I launched this course about 2 years ago because people ask me this question a lot. It’s a way for me to offer my thoughts and wisdom from doing this work for some time and make it accessible. A variety of people have enrolled for a variety of reasons. It has been used by mom groups and by PTOs (parent-teacher organizations) in a group format so they can walk through it with the parents, teachers, and administrators for professional development.  It comes back to [what I said earlier about] community. You can do the course with a group of people or reflect on your own. 

What, if anything, is giving you hope or optimism right now?

More and more people are asking questions, seeking answers, and saying it’s not enough to spout values, we need to be doing something. We can’t ‘nice’ our way out of racism, we have to be intentional and active about creating new norms, policies, and practices that support it. Just being nice and kind is great, but that won’t fix systemic racism. There is a cadre of folks that get that, a lot of white folks have gotten very defensive but they get this is larger than them as an individual. 

*Dr. Banks’s interview has been condensed for length

Dr. Kira Banks has been working to support individuals and groups to understand themselves, others, and systems of oppression for over 20 years. She co-founded the Institute for Healing Justice and Equity at Missouri’s Saint Louis University, where she is an Associate Professor in the Department of Psychology. Banks’ research examines the experience of discrimination and its impact on mental health and intergroup relations. Her courses have ranged from Abnormal Psychology to the Psychology of Racism. Banks has published over 20 articles in peer-reviewed outlets including American Psychological Association journals such as American Psychologist, Cultural Diversity and Ethnic Minority Psychology, and Journal of Diversity in Higher Education. She has also contributed to The Harvard Business Review and popular media outlets such as Huffington Post and The Atlantic.
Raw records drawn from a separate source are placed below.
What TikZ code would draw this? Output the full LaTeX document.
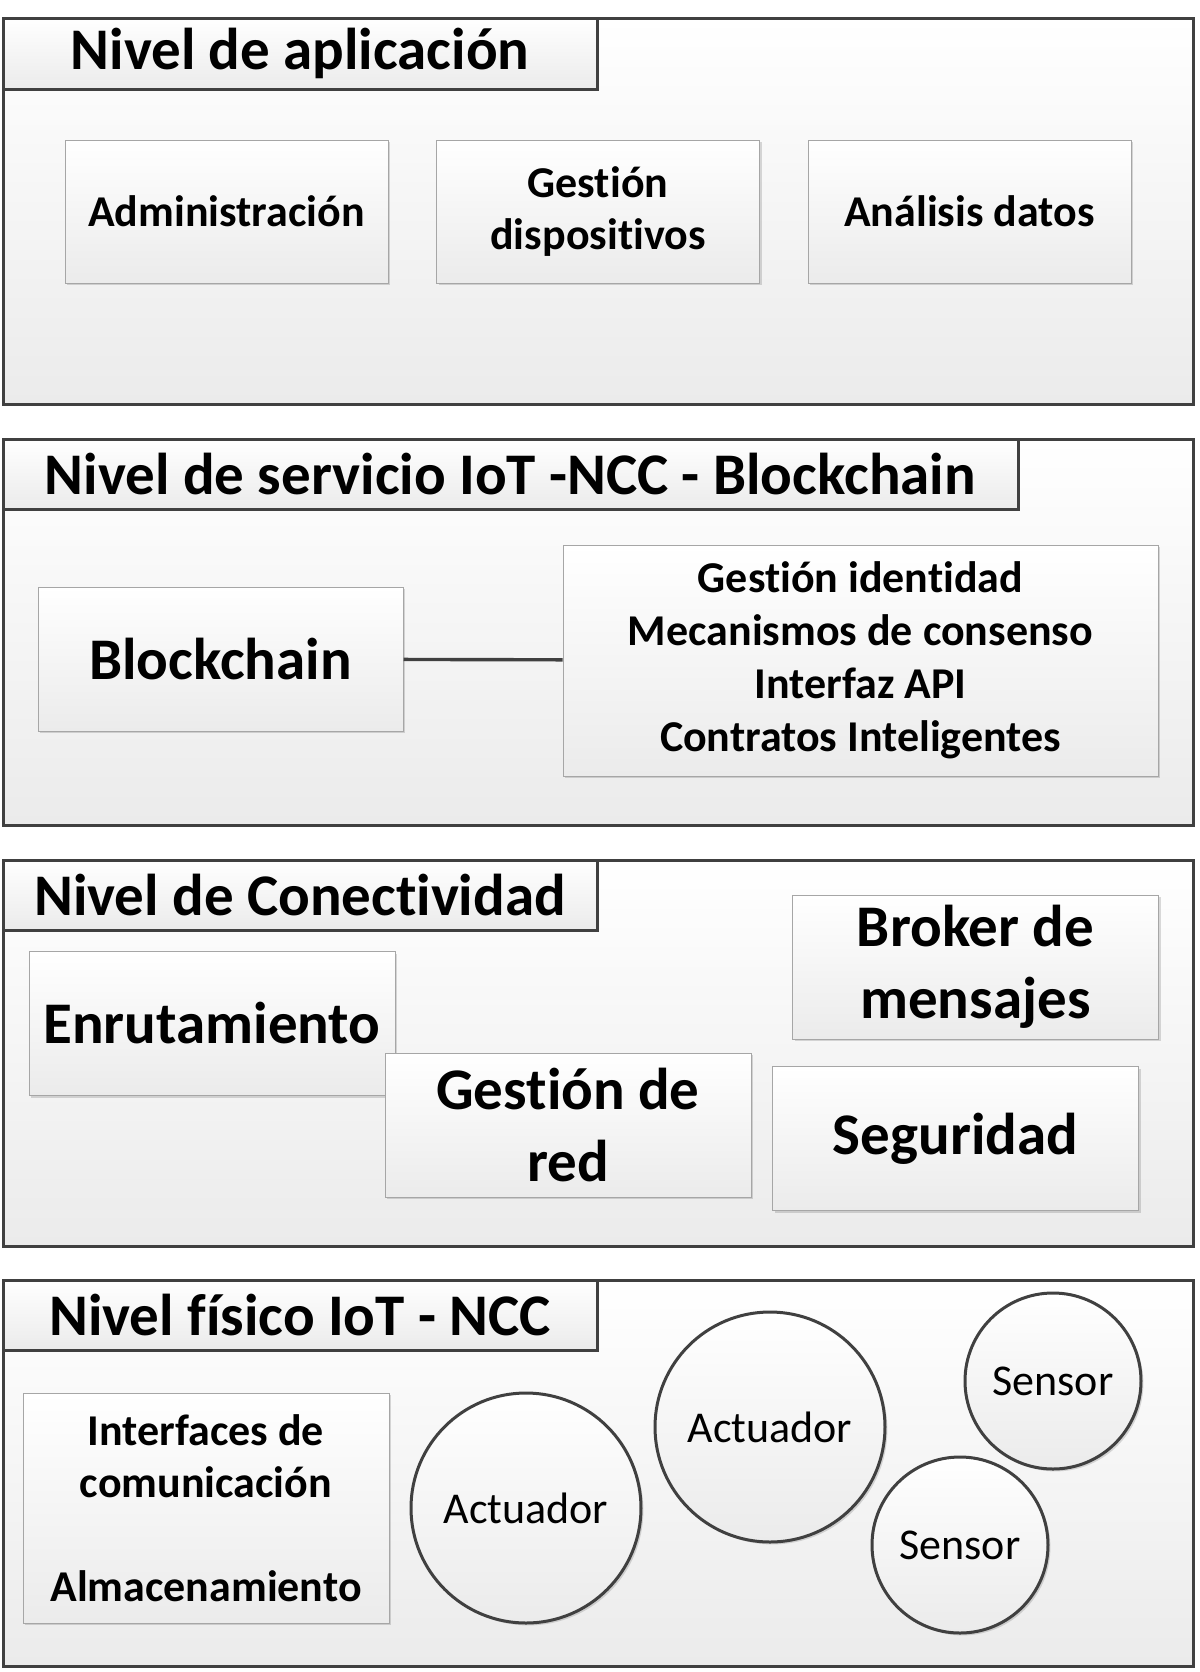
\documentclass[tikz,border=0pt]{standalone}
\usepackage{fontspec}
\setmainfont{Carlito}[Ligatures=NoCommon]
\usetikzlibrary{shadows}
\definecolor{borde}{HTML}{404040}
\definecolor{bordecaja}{HTML}{A6A6A6}
\definecolor{fondo}{HTML}{EBEBEB}
\tikzset{
  sombra/.style={drop shadow={shadow xshift=1.2pt, shadow yshift=-1.2pt, fill=black, opacity=.14}},
  marco/.style={draw=borde, line width=1.5pt, top color=white, bottom color=fondo,
    anchor=north west, inner sep=0pt, outer sep=0pt, minimum width=595pt, minimum height=193pt, sombra},
  pestana/.style={marco, minimum width=297pt, minimum height=35.5pt,
    font=\fontsize{29.5}{35}\selectfont\bfseries},
  caja/.style={draw=bordecaja, line width=.5pt, top color=white, bottom color=fondo,
    align=center, inner sep=2pt, minimum width=161.5pt, minimum height=71.5pt,
    font=\fontsize{22}{26}\selectfont\bfseries, sombra},
  grande/.style={caja, minimum width=183pt, minimum height=72pt,
    font=\fontsize{29.5}{36}\selectfont\bfseries},
  disco/.style={circle, draw=borde, line width=1.5pt, top color=white, bottom color=fondo,
    inner sep=0pt, font=\fontsize{22}{26}\selectfont, sombra},
  conector/.style={draw=borde, line width=1.7pt},
}
\begin{document}
\begin{tikzpicture}[x=0.5pt, y=-0.5pt]
  \fill[white] (0,0) rectangle (1200,1672);
  \useasboundingbox (0,0) rectangle (1200,1672);
  % aplicacion
  \node (Ap) at (3,18) [marco] {};
  \node (tAp) at (3,18) [pestana] {Nivel de aplicación};
  \node (Ad) at (226.5,211.5) [caja] {Administración};
  \node (Gd) at (598,211.5) [caja] {Gestión\\dispositivos};
  \node (An) at (969.5,211.5) [caja] {Análisis datos};
  % servicio
  \node (Sv) at (3,439) [marco] {};
  \node (tSv) at (3,439) [pestana, minimum width=507.5pt, minimum height=35pt] {Nivel de servicio IoT -NCC - Blockchain};
  \node (Bl) at (220.5,659) [grande, minimum width=182.5pt] {Blockchain};
  \node (Gi) at (860.5,660.5) [caja, minimum width=297.5pt, minimum height=115.5pt,
    font=\fontsize{22}{26.5}\selectfont\bfseries]
    {Gestión identidad\\Mecanismos de consenso\\Interfaz API\\Contratos Inteligentes} edge [conector] (Bl);
  % conectividad
  \node (Cn) at (3,860) [marco] {};
  \node (tCn) at (3,860) [pestana, minimum height=35pt] {Nivel de Conectividad};
  \node (En) at (212,1023.5) [grande] {Enrutamiento};
  \node (Gr) at (568,1125) [grande] {Gestión de\\red};
  \node (Br) at (975.5,967) [grande] {Broker de\\mensajes};
  \node (Sg) at (955.5,1138.5) [grande] {Seguridad};
  % fisico
  \node (Fs) at (3,1280) [marco] {};
  \node (tFs) at (3,1280) [pestana, minimum height=35pt] {Nivel físico IoT - NCC};
  \node (If) at (206,1508) [caja, minimum width=183pt, minimum height=115pt]
    {Interfaces de\\comunicación\\[26pt]Almacenamiento};
  \node (A1) at (526,1508) [disco, minimum size=115pt] {Actuador};
  \node (A2) at (770,1427) [disco, minimum size=115pt] {Actuador};
  \node (S1) at (1053,1381) [disco, minimum size=88pt] {Sensor};
  \node (S2) at (960,1545) [disco, minimum size=88pt] {Sensor};
\end{tikzpicture}
\end{document}
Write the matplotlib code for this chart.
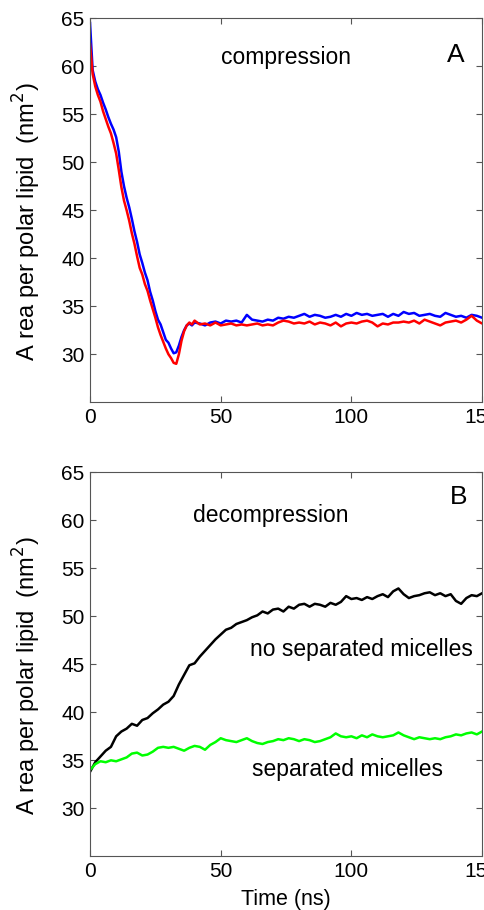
# Area per polar lipid during compression (A) and decompression (B)
import matplotlib.pyplot as plt
import numpy as np

plt.rcParams['font.family'] = ['Liberation Sans', 'DejaVu Sans']

# panel A: time in ns (dense at start, then every 2 ns)
t_a = list(range(0, 41)) + list(range(42, 153, 2))
blue_a = [64.5, 59.6, 58.4, 57.6, 57.0, 56.2, 55.5, 54.7, 54.0, 53.4,
          52.6, 51.1, 49.0, 47.5, 46.3, 45.3, 44.1, 42.8, 41.7, 40.4,
          39.5, 38.5, 37.7, 36.5, 35.6, 34.5, 33.6, 33.1, 32.3, 31.5,
          31.2, 30.6, 30.1, 30.2, 30.9, 31.8, 32.5, 33.0, 33.2, 33.0,
          33.3,
          33.2, 33.0, 33.3, 33.4, 33.2, 33.5, 33.4, 33.5, 33.3, 34.1,
          33.6, 33.5, 33.4, 33.6, 33.5, 33.8, 33.7, 33.9, 33.8, 34.0,
          34.2, 33.9, 34.1, 34.0, 33.8, 33.9, 34.1, 33.9, 34.2, 34.0,
          34.3, 34.1, 34.2, 34.0, 34.1, 34.2, 33.9, 34.2, 34.0, 34.4,
          34.2, 34.3, 34.0, 34.1, 34.2, 34.0, 33.9, 34.3, 34.1, 33.9,
          34.0, 33.8, 34.1, 34.0, 33.8, 33.6]
red_a = [62.3, 59.2, 57.9, 57.0, 56.3, 55.3, 54.5, 53.7, 53.0, 52.0,
         50.9, 49.2, 47.4, 46.0, 45.0, 43.9, 42.6, 41.5, 40.2, 39.0,
         38.3, 37.3, 36.6, 35.6, 34.7, 33.8, 32.8, 32.0, 31.3, 30.6,
         30.0, 29.6, 29.1, 29.0, 30.0, 31.4, 32.4, 33.0, 33.3, 33.1,
         33.5,
         33.1, 33.2, 33.0, 33.3, 33.0, 33.1, 33.2, 33.0, 33.1, 33.0,
         33.1, 33.2, 33.0, 33.1, 33.0, 33.3, 33.5, 33.4, 33.2, 33.3,
         33.2, 33.4, 33.1, 33.3, 33.2, 33.0, 33.3, 32.9, 33.2, 33.3,
         33.2, 33.4, 33.5, 33.3, 32.9, 33.2, 33.1, 33.3, 33.3, 33.4,
         33.3, 33.5, 33.2, 33.6, 33.4, 33.2, 33.0, 33.3, 33.4, 33.5,
         33.3, 33.6, 34.0, 33.5, 33.2, 33.4]

# panel B: every 2 ns
t_b = list(range(0, 151, 2))
black_b = [33.8, 34.8, 35.4, 36.0, 36.4, 37.5, 38.0, 38.3, 38.8, 38.6,
           39.2, 39.4, 39.9, 40.3, 40.8, 41.1, 41.7, 42.9, 43.9, 44.9,
           45.1, 45.8, 46.4, 47.0, 47.6, 48.1, 48.6, 48.8, 49.2, 49.4,
           49.6, 49.9, 50.1, 50.5, 50.3, 50.7, 50.8, 50.5, 51.0, 50.8,
           51.2, 51.3, 51.0, 51.3, 51.2, 51.0, 51.4, 51.2, 51.5, 52.1,
           51.8, 51.9, 51.7, 52.0, 51.8, 52.1, 52.3, 52.0, 52.6, 52.9,
           52.3, 51.9, 52.1, 52.2, 52.4, 52.5, 52.2, 52.4, 52.1, 52.3,
           51.6, 51.3, 51.9, 52.2, 52.1, 52.4]
green_b = [34.0, 34.6, 34.9, 34.8, 35.0, 34.9, 35.1, 35.3, 35.7, 35.8,
           35.5, 35.6, 35.9, 36.3, 36.4, 36.3, 36.4, 36.2, 36.0, 36.3,
           36.5, 36.4, 36.1, 36.6, 36.9, 37.3, 37.1, 37.0, 36.9, 37.1,
           37.3, 37.0, 36.8, 36.7, 36.9, 37.0, 37.2, 37.1, 37.3, 37.2,
           37.0, 37.2, 37.1, 36.9, 37.0, 37.2, 37.4, 37.8, 37.5, 37.4,
           37.5, 37.3, 37.6, 37.4, 37.7, 37.5, 37.4, 37.5, 37.6, 37.9,
           37.6, 37.4, 37.2, 37.4, 37.3, 37.2, 37.3, 37.2, 37.4, 37.5,
           37.7, 37.6, 37.8, 37.9, 37.7, 38.0]

fig = plt.figure(figsize=(4.84, 9.10), dpi=100)
ax1 = fig.add_axes([0.186, 0.558, 0.81, 0.422])
ax2 = fig.add_axes([0.186, 0.059, 0.81, 0.422])

ax1.plot(t_a, blue_a, color='#0000ff', lw=1.8)
ax1.plot(t_a, red_a, color='#ff0000', lw=1.8)
ax2.plot(t_b, black_b, color='black', lw=1.8)
ax2.plot(t_b, green_b, color='#00ff00', lw=1.8)

for ax in (ax1, ax2):
    ax.set_xlim(0, 150)
    ax.set_ylim(25, 65)
    ax.set_xticks([0, 50, 100, 150])
    ax.set_yticks(np.arange(30, 66, 5))
    ax.tick_params(direction='in', top=True, right=True, labelsize=15,
                   length=4, color='#555555', pad=4)
    for s in ax.spines.values():
        s.set_color('#555555')
    ax.set_ylabel('A rea per polar lipid  (nm$^2$)', fontsize=17)
    ax.yaxis.set_label_coords(-0.12, 0.47)

ax1.text(75, 60.9, 'compression', fontsize=16.5, ha='center', va='center')
ax1.text(140, 61.2, 'A', fontsize=19, ha='center', va='center')
ax2.text(69, 60.5, 'decompression', fontsize=16.5, ha='center', va='center')
ax2.text(141, 62.4, 'B', fontsize=19, ha='center', va='center')
ax2.text(104, 46.5, 'no separated micelles', fontsize=16.5, ha='center', va='center')
ax2.text(98.5, 34.0, 'separated micelles', fontsize=16.5, ha='center', va='center')
ax2.set_xlabel('Time (ns)', fontsize=15.5, labelpad=6)

fig.savefig('out.png')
Banks enjoys facilitating difficult dialogues. She has been described as someone who makes complex and controversial topics accessible and intergroup interactions more understandable. She has done so in schools, communities, institutions of higher education, and corporations.

Banks’ expertise is sought after and she served as a racial equity consultant for the Ferguson Commission and continued as the Racial Equity Catalyst for Forward Through Ferguson. Her thinking and writing has helped frame racial equity in the St. Louis region.